Esto de los vetos, las amenazas o las exhibiciones de fuerza –que si yo con éstos no me siento, que si tengo que entrar en el Gobierno, que sin una foto grupal no pienso hablar con aquellos– está muy bien para hacerse valer durante los ritos preliminares de apareamiento. Aun así sería bueno no exagerar para no tener que arrepentirse de haber ido demasiado lejos. Eso del «marxismo cultural», por ejemplo, que Vox aprecia en los presupuestos andaluces, es una hipérbole cómica más que un exceso; por mucha imaginación que se ponga, no hay modo de verle el lado bolchevique, ni siquiera socialdemócrata, a un tipo tan de orden como Juanma Moreno. La política no consiste sólo en declaraciones y gestos, ese vicio posmoderno. Al final, lo que importa en casos como éstos es si hay o no hay voluntad y capacidad de llegar a acuerdos, de sentarse y no volverse a levantar hasta concertar un arreglo. Para eso se necesita lo que Berlinguer, el apóstol del «compromiso histórico», llamaba culo di ferro.

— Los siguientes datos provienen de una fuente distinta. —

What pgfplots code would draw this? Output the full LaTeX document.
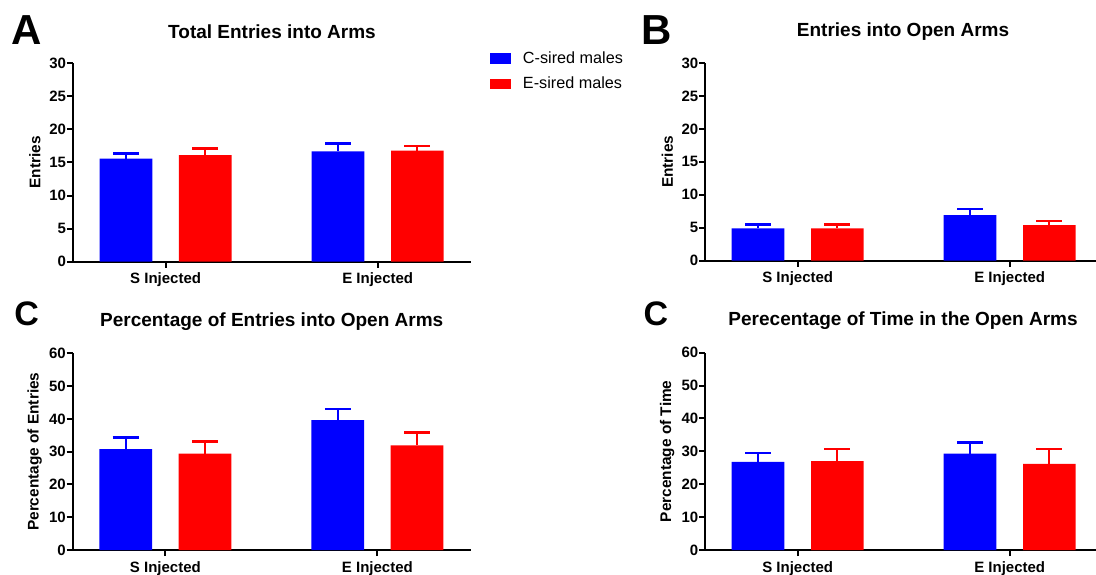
\documentclass[border=0pt]{standalone}
\usepackage{fontspec}
\setmainfont{Liberation Sans}
\usepackage{pgfplots}
\pgfplotsset{compat=1.18}
\definecolor{cblue}{RGB}{0,0,255}
\definecolor{cred}{RGB}{255,0,0}
\pgfplotsset{
  panel/.style={
    scale only axis,
    axis lines*=left,
    axis line style={line width=1pt},
    every tick/.style={line width=1pt, black},
    tick align=outside,
    ymin=0,
    xtick={0,1},
    xticklabels={S Injected, E Injected},
    major tick length=3pt,
    ticklabel style={font=\bfseries\fontsize{7.5}{9}\selectfont},
    yticklabel style={inner sep=0pt, xshift=-0.3pt},
    xticklabel style={yshift=0.9pt},
    /pgf/number format/assume math mode=true,
    every axis y label/.style={font=\bfseries\fontsize{7.7}{9}\selectfont, rotate=90, anchor=center},
    every axis title/.style={font=\bfseries\fontsize{9.5}{11}\selectfont, at={(axis description cs:0.5,1)}, anchor=center, yshift=15.8pt},
    bar width=0.2486,
    clip=false,
  },
  leftp/.style={panel, xmin=-0.437, xmax=1.440, width=199pt,
    ylabel style={at={(axis description cs:-0.0955,0.5)}}},
  rightp/.style={panel, xmin=-0.436, xmax=1.407, width=195.35pt,
    ylabel style={at={(axis description cs:-0.0973,0.5)}}, title style={xshift=1.2pt}},
  bb/.style={ybar, bar shift=0pt, fill=cblue, draw=none,
    error bars/.cd, y dir=plus, y explicit,
    error bar style={line width=1pt, cblue},
    error mark options={rotate=90, mark size=6.5pt, line width=1.3pt, cblue}},
  rb/.style={ybar, bar shift=0pt, fill=cred, draw=none,
    error bars/.cd, y dir=plus, y explicit,
    error bar style={line width=1pt, cred},
    error mark options={rotate=90, mark size=6.5pt, line width=1.3pt, cred}},
}
\begin{document}
\begin{tikzpicture}
\path[use as bounding box] (0,0) rectangle (548pt,287pt);
% Panel A
\begin{axis}[leftp, at={(36.5pt,156.15pt)}, anchor=south west, height=99.2pt,
  ymax=30, ytick={0,5,...,30}, ylabel={Entries}, title={Total Entries into Arms},
  legend style={draw=none, fill=none, at={(axis description cs:1.0477,1.062)}, anchor=north west,
    font=\fontsize{8.1}{9.5}\selectfont, row sep=5.2pt, inner sep=0pt,
    nodes={inner sep=0pt, anchor=west}},
  legend cell align=left,
  legend image code/.code={\fill[#1] (0pt,-2.65pt) rectangle (10.5pt,2.65pt);},
  ]
\addplot[bb] coordinates {(-0.187,15.6) +- (0,0.8) (0.813,16.7) +- (0,1.2)};
\addlegendentry{\hspace{5.8pt}C-sired males}
\addplot[rb] coordinates {(0.187,16.1) +- (0,1.0) (1.187,16.8) +- (0,0.7)};
\addlegendentry{\hspace{5.8pt}E-sired males}
\end{axis}
% Panel B
\begin{axis}[rightp, at={(352.65pt,156.65pt)}, anchor=south west, height=98.85pt,
  ymax=30, ytick={0,5,...,30}, ylabel={Entries}, title={Entries into Open Arms}]
\addplot[bb] coordinates {(-0.187,4.9) +- (0,0.6) (0.813,6.9) +- (0,0.95)};
\addplot[rb] coordinates {(0.187,4.9) +- (0,0.6) (1.187,5.4) +- (0,0.65)};
\end{axis}
% Panel C
\begin{axis}[leftp, at={(36.35pt,12pt)}, anchor=south west, height=98.35pt,
  ymax=60, ytick={0,10,...,60}, ylabel={Percentage of Entries}, title={Percentage of Entries into Open Arms}]
\addplot[bb] coordinates {(-0.187,30.8) +- (0,3.6) (0.813,39.6) +- (0,3.4)};
\addplot[rb] coordinates {(0.187,29.4) +- (0,3.7) (1.187,31.9) +- (0,4.0)};
\end{axis}
% Panel D
\begin{axis}[rightp, at={(352.65pt,12pt)}, anchor=south west, height=98.65pt,
  ymax=60, ytick={0,10,...,60}, ylabel={Percentage of Time}, title={Perecentage of Time in the Open Arms}]
\addplot[bb] coordinates {(-0.187,26.8) +- (0,2.7) (0.813,29.3) +- (0,3.4)};
\addplot[rb] coordinates {(0.187,27.0) +- (0,3.7) (1.187,26.2) +- (0,4.5)};
\end{axis}
% Panel letters
\node[font=\bfseries\fontsize{21}{24}\selectfont] at (13.5pt,272pt) {A};
\node[font=\bfseries\fontsize{21}{24}\selectfont] at (328.2pt,272pt) {B};
\node[font=\bfseries\fontsize{17}{20}\selectfont] at (13.35pt,130pt) {C};
\node[font=\bfseries\fontsize{17}{20}\selectfont] at (328pt,130pt) {C};
\end{tikzpicture}
\end{document}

Cada cual es libre de establecer sus estrategias, pero la fase de tanteo –y de tonteo– tiene un recorrido limitado antes de pasarse de vueltas. De momento sólo el PP está en su sitio, como un adulto a la espera de que sus colegas abandonen el coqueteo con la adolescencia. Cs debe decidir qué quiere ser de mayor, supuesto que alguna vez lo sea, y Vox si piensa quedarse en la estéril marginalidad de la protesta. Y ninguno de los tres puede olvidar lo que representan: la opción de una clase media que como se canse de perder acabará dándole una patada a la mesa.